As early as 3000 BC, historical documents recorded information about climate, either by direct reference or by inference.  By looking directly to the written word, many different aspects of past environments can be extracted from temperature to sunspot activity.  The question is what elements of climate did the authors of these historical documents find important enough to record?

            Various historical records “hide” climate data, not only in agricultural accounts, but in seemingly climate-irrelevant accounts as well.  Tucked into letters from the Czarina, Catherine the Great, to the peasant, Menetra, are casual comments concerning food production or snowfall and the like that can be compiled into relatively detailed climate reconstructions (Catherine et al., 1961, Ménétra and Roche, 1986) .  An accountant’s record book from a Kentish Estate contains proxy data concerning crop prices, flood damages, or times of famine, not just a ledger of expenditures of a large English estate (Toke and Lodge, 1927) .  Ancient texts yield information in the form of poetry, as with Ovid’s Metamophoses, or military stratagem may provide insight about drought in Thucydides’ Peloponnesian War.

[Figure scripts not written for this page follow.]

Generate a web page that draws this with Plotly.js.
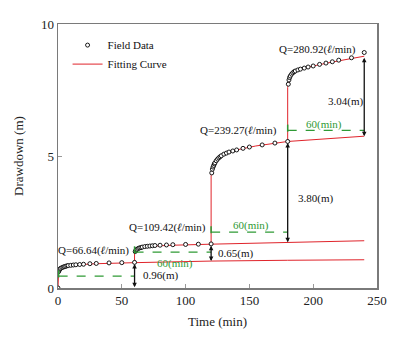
<!DOCTYPE html>
<html>
<head>
<meta charset="utf-8">
<script src="https://cdn.plot.ly/plotly-3.0.1.min.js"></script>
<style>html,body{margin:0;padding:0;background:#fff;}#chart{width:400px;height:350px;}</style>
</head>
<body>
<div id="chart"></div>
<script>
// Field data (time in min, drawdown in m)
const fieldTime = [0,0.5,1,1.5,2,3,4,5,6,7,8,10,12,14,17,20,25,30,40,50,60,
  60.5,61,61.5,62,63,64,65,66,68,70,72,74,76,80,85,90,100,110,120,
  120.5,121,121.5,122,122.5,123,124,125,126,127,128,130,132,134,137,140,145,150,160,170,180,
  180.5,181,181.5,182,183,184,185,186,188,190,193,196,200,205,210,215,220,230,240];
const fieldDrawdown = [0,0.62,0.68,0.72,0.74,0.77,0.79,0.81,0.82,0.84,0.85,0.86,0.87,0.88,0.89,0.90,0.92,0.93,0.95,0.96,0.97,
  1.38,1.42,1.45,1.47,1.50,1.52,1.53,1.55,1.57,1.58,1.59,1.60,1.61,1.62,1.63,1.64,1.65,1.66,1.67,
  4.36,4.50,4.58,4.64,4.70,4.74,4.82,4.88,4.93,4.97,5.01,5.07,5.11,5.15,5.19,5.23,5.29,5.34,5.42,5.49,5.55,
  7.72,7.88,7.97,8.03,8.10,8.15,8.19,8.22,8.26,8.29,8.33,8.37,8.41,8.47,8.52,8.57,8.63,8.72,8.92];

// Fitting curve (step test, with jumps at each rate change)
const fitTime = [0,0,0.5,1,2,4,8,15,30,60,
  60,61,62,64,68,75,90,120,
  120,121,122,124,127,132,140,155,180,
  180,181,182,184,187,192,200,215,240];
const fitDrawdown = [0,0.58,0.63,0.67,0.73,0.79,0.84,0.88,0.92,0.96,
  1.35,1.43,1.47,1.52,1.56,1.59,1.62,1.66,
  4.25,4.50,4.62,4.80,4.97,5.10,5.23,5.38,5.55,
  7.60,7.87,7.99,8.12,8.22,8.31,8.41,8.56,8.78];

// Extrapolated curves of earlier steps
const ext1Time = [60,120,180,240];
const ext1Drawdown = [0.96,1.02,1.05,1.07];
const ext2Time = [120,180,240];
const ext2Drawdown = [1.66,1.73,1.79];
const ext3Time = [180,240];
const ext3Drawdown = [5.55,5.75];

// Labels
const rateLabels = ['Q=66.64(<i>ℓ</i>/min)','Q=109.42(<i>ℓ</i>/min)','Q=239.27(<i>ℓ</i>/min)','Q=280.92(<i>ℓ</i>/min)'];
const diffLabels = ['0.96(m)','0.65(m)','3.80(m)','3.04(m)'];
const durationLabel = '60(min)';
const xTicks = [0,50,100,150,200,250];
const yTicks = [0,5,10];

const FONT = 'Liberation Serif, Times New Roman, serif';
const RED = '#e0242b';
const GREEN = '#2f9a35';

const traces = [
  {x: fitTime, y: fitDrawdown, mode:'lines', name:'Fitting Curve', line:{color:RED, width:1}},
  {x: ext1Time, y: ext1Drawdown, mode:'lines', showlegend:false, line:{color:RED, width:1}},
  {x: ext2Time, y: ext2Drawdown, mode:'lines', showlegend:false, line:{color:RED, width:1}},
  {x: ext3Time, y: ext3Drawdown, mode:'lines', showlegend:false, line:{color:RED, width:1}},
  {x: fieldTime, y: fieldDrawdown, mode:'markers', name:'Field Data',
   marker:{symbol:'circle', size:4, color:'#ffffff', line:{color:'#000', width:0.9}}}
];

// green dashed duration lines
const dashLevels = [[0.5,60,0.45],[60,120,1.36],[120,180,2.12],[180,240,5.97]];
const shapes = [];
dashLevels.forEach(d => {
  shapes.push({type:'line', xref:'x', yref:'y', x0:d[0], x1:d[1], y0:d[2], y1:d[2], line:{color:GREEN, width:1.2, dash:'dash'}});
  shapes.push({type:'line', xref:'x', yref:'y', x0:d[0], x1:d[0], y0:d[2]-0.05, y1:d[2]+0.22, line:{color:GREEN, width:1.5}});
});

const annotations = [];
// black double-headed arrows
const arrows = [[60,0.97,0.03],[120,1.66,1.02],[180,5.55,1.73],[240,8.78,5.75]];
arrows.forEach(a => {
  annotations.push({x:a[0], y:a[2], ax:a[0], ay:a[1], xref:'x', yref:'y', axref:'x', ayref:'y',
    text:'', showarrow:true, arrowhead:2, startarrowhead:2, arrowside:'end+start', arrowsize:0.7, arrowwidth:1.3, arrowcolor:'#111'});
});
const tfont = {family:FONT, size:11, color:'#111'};
const gfont = {family:FONT, size:11, color:GREEN};
// rate labels
[[27.5,1.41],[85.8,2.28],[141.3,5.97],[203.5,9.03]].forEach((p,i) => {
  annotations.push({x:p[0], y:p[1], xref:'x', yref:'y', text:rateLabels[i], showarrow:false, font:tfont, xanchor:'center', yanchor:'middle'});
});
// drawdown difference labels
[[64.7,0.47],[123.8,1.30],[186.2,3.38],[209.7,7.07]].forEach((p,i) => {
  annotations.push({x:p[0], y:p[1], xref:'x', yref:'y', text:diffLabels[i], showarrow:false, font:tfont, xanchor:'left', yanchor:'middle'});
});
// duration labels
[[29.7,-0.06],[91.8,0.91],[151.3,2.36],[208.4,6.19]].forEach(p => {
  annotations.push({x:p[0], y:p[1], xref:'x', yref:'y', text:durationLabel, showarrow:false, font:gfont, xanchor:'center', yanchor:'middle'});
});

const layout = {
  width:400, height:350,
  margin:{l:58, r:23, t:24, b:62},
  paper_bgcolor:'#fff', plot_bgcolor:'#fff',
  font:{family:FONT, size:12, color:'#222'},
  showlegend:true,
  legend:{x:0.03, y:0.975, xanchor:'left', yanchor:'top', bgcolor:'rgba(0,0,0,0)',
    font:{family:FONT, size:11, color:'#111'}, traceorder:'reversed', tracegroupgap:0, itemwidth:30},
  xaxis:{range:[0,250], tickvals:xTicks, ticktext:xTicks.map(String), ticks:'inside', ticklen:4, tickcolor:'#999',
    showline:true, mirror:true, linecolor:'#7a7a7a', linewidth:1.5, showgrid:false, zeroline:false,
    title:{text:'Time (min)', font:{family:FONT, size:13, color:'#222'}, standoff:10},
    tickfont:{family:FONT, size:13, color:'#222'}},
  yaxis:{range:[0,10], tickvals:yTicks, ticktext:yTicks.map(String), ticks:'inside', ticklen:4, tickcolor:'#999',
    showline:true, mirror:true, linecolor:'#7a7a7a', linewidth:1.5, showgrid:false, zeroline:false,
    title:{text:'Drawdown (m)', font:{family:FONT, size:13, color:'#222'}, standoff:14},
    tickfont:{family:FONT, size:13, color:'#222'}},
  shapes:shapes,
  annotations:annotations
};

Plotly.newPlot('chart', traces, layout, {displayModeBar:false, staticPlot:true});
</script>
</body>
</html>
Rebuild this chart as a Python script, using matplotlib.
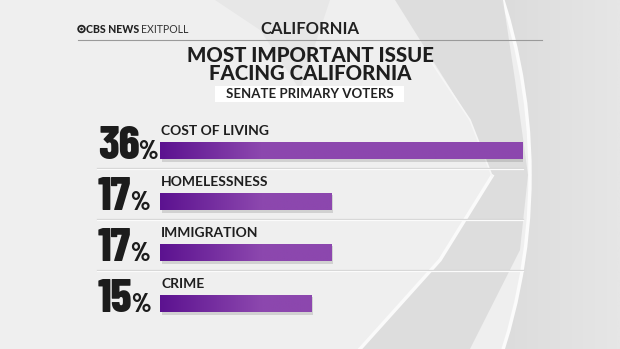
import numpy as np
import matplotlib
matplotlib.use("Agg")
import matplotlib.pyplot as plt
from matplotlib.patches import Circle, Rectangle, Polygon
from matplotlib.colors import LinearSegmentedColormap

# ---- data ----
categories = ["COST OF LIVING", "HOMELESSNESS", "IMMIGRATION", "CRIME"]
values = [36, 17, 17, 15]
header_left = "CBS NEWS"
header_left2 = "EXITPOLL"
state = "CALIFORNIA"
title_lines = ["MOST IMPORTANT ISSUE", "FACING CALIFORNIA"]
subtitle = "SENATE PRIMARY VOTERS"

SANS = ["Lato", "DejaVu Sans"]
COND = ["Barlow Condensed", "DejaVu Sans"]

W, H = 620, 349
fig = plt.figure(figsize=(W / 100, H / 100), dpi=100)

# ---- background in pixel coordinates ----
bg = fig.add_axes([0, 0, 1, 1])
bg.set_xlim(0, W)
bg.set_ylim(H, 0)
bg.axis("off")
grad = np.linspace(0, 1, 300)[None, :]
bgcmap = LinearSegmentedColormap.from_list("bg", ["#f1f1f1", "#e4e4e4", "#d4d4d4", "#e6e6e6"])
bg.imshow(grad, extent=(0, W, H, 0), aspect="auto", cmap=bgcmap, zorder=0)
big = Circle((-50, 175), 580, facecolor="#efefef", edgecolor="#fbfbfb", lw=2.5, zorder=1)
bg.add_patch(big)
sw = Polygon([(395, 0), (470, 120), (492, 176), (440, 260), (360, 349), (470, 349), (520, 250),
              (528, 175), (515, 80), (503, 0)], closed=True, facecolor="#d9d9d9", edgecolor="none",
             zorder=1.5, alpha=0.8)
bg.add_patch(sw)
sw2 = Polygon([(215, 0), (260, 30), (300, 90), (330, 0)], closed=True, facecolor="#e2e2e2",
              edgecolor="none", zorder=1.4, alpha=0.6)
bg.add_patch(sw2)
bg.plot([492, 440, 360], [176, 260, 349], color="#fafafa", lw=2.5, zorder=1.6)
bg.plot([492, 470, 430], [176, 120, 60], color="#f6f6f6", lw=1.2, zorder=1.6)

# header
bg.add_patch(Circle((81.5, 29), 3.3, facecolor="none", edgecolor="#222222", lw=1.3, zorder=3))
bg.add_patch(Circle((81.5, 29), 1.3, facecolor="#222222", edgecolor="none", zorder=3))
bg.text(86, 29.5, header_left, fontsize=7.6, fontweight="black", family=SANS,
        color="#222222", va="center", ha="left", zorder=3)
bg.text(141, 29.5, header_left2, fontsize=7.6, fontweight="normal", family=SANS,
        color="#333333", va="center", ha="left", zorder=3)
bg.text(310, 29, state, fontsize=12, fontweight="bold", family=SANS,
        color="#222222", va="center", ha="center", zorder=3)
bg.plot([78, 542], [40, 40], color="#9a9a9a", lw=0.8, zorder=3)
bg.text(310, 55, title_lines[0], fontsize=14.7, fontweight="black", family=SANS,
        color="#1e1e1e", va="center", ha="center", zorder=3)
bg.text(310, 73, title_lines[1], fontsize=14.7, fontweight="black", family=SANS,
        color="#1e1e1e", va="center", ha="center", zorder=3)
bg.add_patch(Rectangle((215, 86), 189, 15.5, facecolor="#ffffff", edgecolor="none", zorder=3))
bg.text(309.5, 94, subtitle, fontsize=9.5, fontweight="bold", family=SANS,
        color="#222222", va="center", ha="center", zorder=4)

# ---- bar axes ----
left_px, right_px = 160, 523
top_px, bot_px = 125, 329
ax = fig.add_axes([left_px / W, (H - bot_px) / H, (right_px - left_px) / W, (bot_px - top_px) / H])
ax.patch.set_alpha(0)
ax.axis("off")
ax.set_xlim(0, 36)
ax.set_ylim(len(categories) - 0.5, -0.5)
ypos = np.arange(len(categories))
bh = 0.345
ax.barh(ypos + 0.05, values, height=bh, left=0.15, color="#000000", alpha=0.12, zorder=1)
bars = ax.barh(ypos, values, height=bh, color="#8c47ae", zorder=2)
gcmap = LinearSegmentedColormap.from_list("bar", ["#5c1290", "#8c47ae"])
for b in bars:
    x0, y0, w, h = b.get_x(), b.get_y(), b.get_width(), b.get_height()
    xs = np.linspace(x0, x0 + w, 300)
    vals = np.clip(xs / 10.0, 0, 1)[None, :]
    im = ax.imshow(vals, extent=(x0, x0 + w, y0 + h, y0), aspect="auto", cmap=gcmap,
                   vmin=0, vmax=1, zorder=3)
    im.set_clip_path(b)
ax.set_xlim(0, 36)
ax.set_ylim(len(categories) - 0.5, -0.5)

fig.canvas.draw()
renderer = fig.canvas.get_renderer()
for i, (c, v) in enumerate(zip(categories, values)):
    bar_top = i - bh / 2
    bar_bot = i + bh / 2
    ax.text(0.1, bar_top - 7 / 51, c, fontsize=10, fontweight="bold", family=SANS,
            color="#1e1e1e", va="baseline", ha="left", zorder=4)
    num = ax.text(-62 / 363 * 36, bar_bot, str(v), fontsize=33.5, fontweight="heavy",
                  family=COND, color="#1c1c1c", va="baseline", ha="left", zorder=4)
    ext = num.get_window_extent(renderer)
    x_right = ax.transData.inverted().transform((ext.x1, 0))[0]
    ax.text(x_right - 0.15, bar_bot, "%", fontsize=18.5, fontweight="heavy",
            family=COND, color="#1c1c1c", va="baseline", ha="left", zorder=4)
    if i < len(categories) - 1:
        ax.plot([-6.25, 36], [i + 0.35, i + 0.35], color="#d4d4d4", lw=0.9, zorder=1, clip_on=False)
        ax.plot([-6.25, 36], [i + 0.37, i + 0.37], color="#fbfbfb", lw=0.9, zorder=1, clip_on=False)

fig.savefig("out.png", dpi=100)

Agriculture records are valuable for their reflection on production, flora variety, and associated changes over time.  This is evident in the book, Times of Feast, Times of Famine; the various French winery records mirror times of drought and times of prosperity (Le Roy Ladurie, 1988) .  These long continuous records of French agricultural productivity show the direct relationship between vineyard yields and climate variability.

A good example of a broad-based, comprehensive listing of production in England is a document entitled, Agricultural Records.  It was initially compiled by Thomas H. Baker in 1883, updated by John Stratton in 1969, with the latest version compiled by Ralph Whitlock in 1978 (Stratton and Brown, 1978) .  The purpose of the book is to provide a running record of the agricultural and climate changes in England from as many sources as possible.  The authors used everything from meteorological records to ancient legend and anecdotal sources.  Agricultural Records is an amalgamation of many sources from AD 220 to 1977 attempting to form an accurate agricultural and climatic history of England.

            Agricultural Records provides excellent insight into the past climates of England.  Granted there is some climatological correlation between the United Kingdom and central Europe, but the reason this document is evaluated here is that it is one of the few comprehensive accounts of agriculture in Europe that stretch to the late Iron Age.  There is a relationship between the technological stages of England and central Europe, so this document might yield insight into the schema of documenting weather before meteorological data in Europe.  But do these records document all the environmental characteristics of the region or just some of them?  What did the authors consider worthy of documenting?  How can these documents be analyzed for content so long after the were written?  This is directly related to the validity of historical documents as climate proxy indicators.  The only means to approach these types of quandaries is through a methodology found in rhetorical communication called “Content Analysis”.